Brian Fitzgerald, of Greenpeace International’s new media department, wrote in an email that Web log readership is “devilishly hard to measure.”
During the past 60 days, Greenpeace International has had 3,900 direct visits to its Web log via a browser, but most readership will come from RSS feeds, he wrote. Greenpeace has 378 links from 108 sources pulling content into other blogs, which are read and don’t report hits back to Greenpeace, Fitzgerald wrote.
Articles on Greenpeace’s homepage have had a combined readership of 12,000, which isn’t extraordinary traffic, Fitzgerald wrote.
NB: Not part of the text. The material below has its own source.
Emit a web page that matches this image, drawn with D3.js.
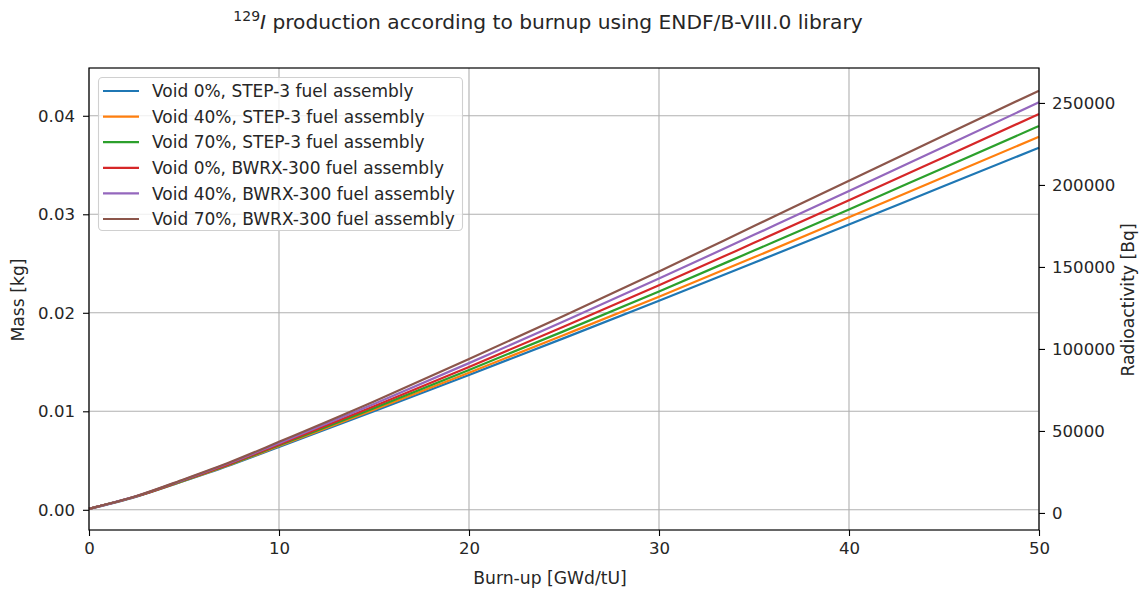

The increased interest in electronic communication is a result of people and nonprofits becoming more comfortable with technology.
“This outreach effort brought users and organizations together and has proven that there’s a level of technology comfort,” said Sarah Hawkins, associate editor of TechSoup.org in San Francisco.
When the tsunami hit, nonprofits had to motivate quickly in a huge call to action. They used technology in a “rapid-fire, all out” way and applied it to their own work, Hawkins said. Successes will allow them to raise funds and share information and be more “fearless in their use of technology,” she said. Smaller organizations can learn from this experience, too.
“The trick for smaller organizations to apply this technology to their work is messaging,” Hawkins said. “The tool won’t work on its own. Even with blogs, if you want an audience, you have to create a strong message to work with.”
Barriers for smaller organizations include researching appropriate applications and staff resources, she said. Nonprofits should determine whether there’s enough staff and financial resources to start a blog and keep it running, according to Hawkins.
“I’m still not sure if enough nonprofits ‘get it’ that the Internet is the Marine Corps of fundraising,” Rick Christ, a consultant and president of the
Warrenton, Va.-based npadvisors.com, said in an email. Marines are the “first on the beaches, and also able to handle some problems, especially small, tricky ones, without any other support. (They’re) not necessarily the most effective for a long campaign. But, like the Marines, a nonprofit’s Web strategy has to be prepared, drilled, and ready to use, night or day.”
Ledwith of the U.S. Fund for UNICEF said: “There’s a lot of opportunity for smaller or mid-size nonprofits to leverage what they’re doing off-line and use a Web site as a grassroots and advocacy tool.”
“We’ve just witnessed two events on a scale almost beyond imagining — first the tsunami itself, and then the outpouring of generosity that followed,” Jason A. Lefkowitz, manager, e-activism at Oceana, and a close follower of blogs, wrote in an email.
“When facing such events, people naturally hunger for the true authenticity of a human voice. Blogs can provide that human voice and help non-profits forge a stronger connection with the people who support them. They can reassure contributors that their money is being used wisely by real people for good work. That’s a unique opportunity, if the nonprofit sector is prepared to take hold of it.”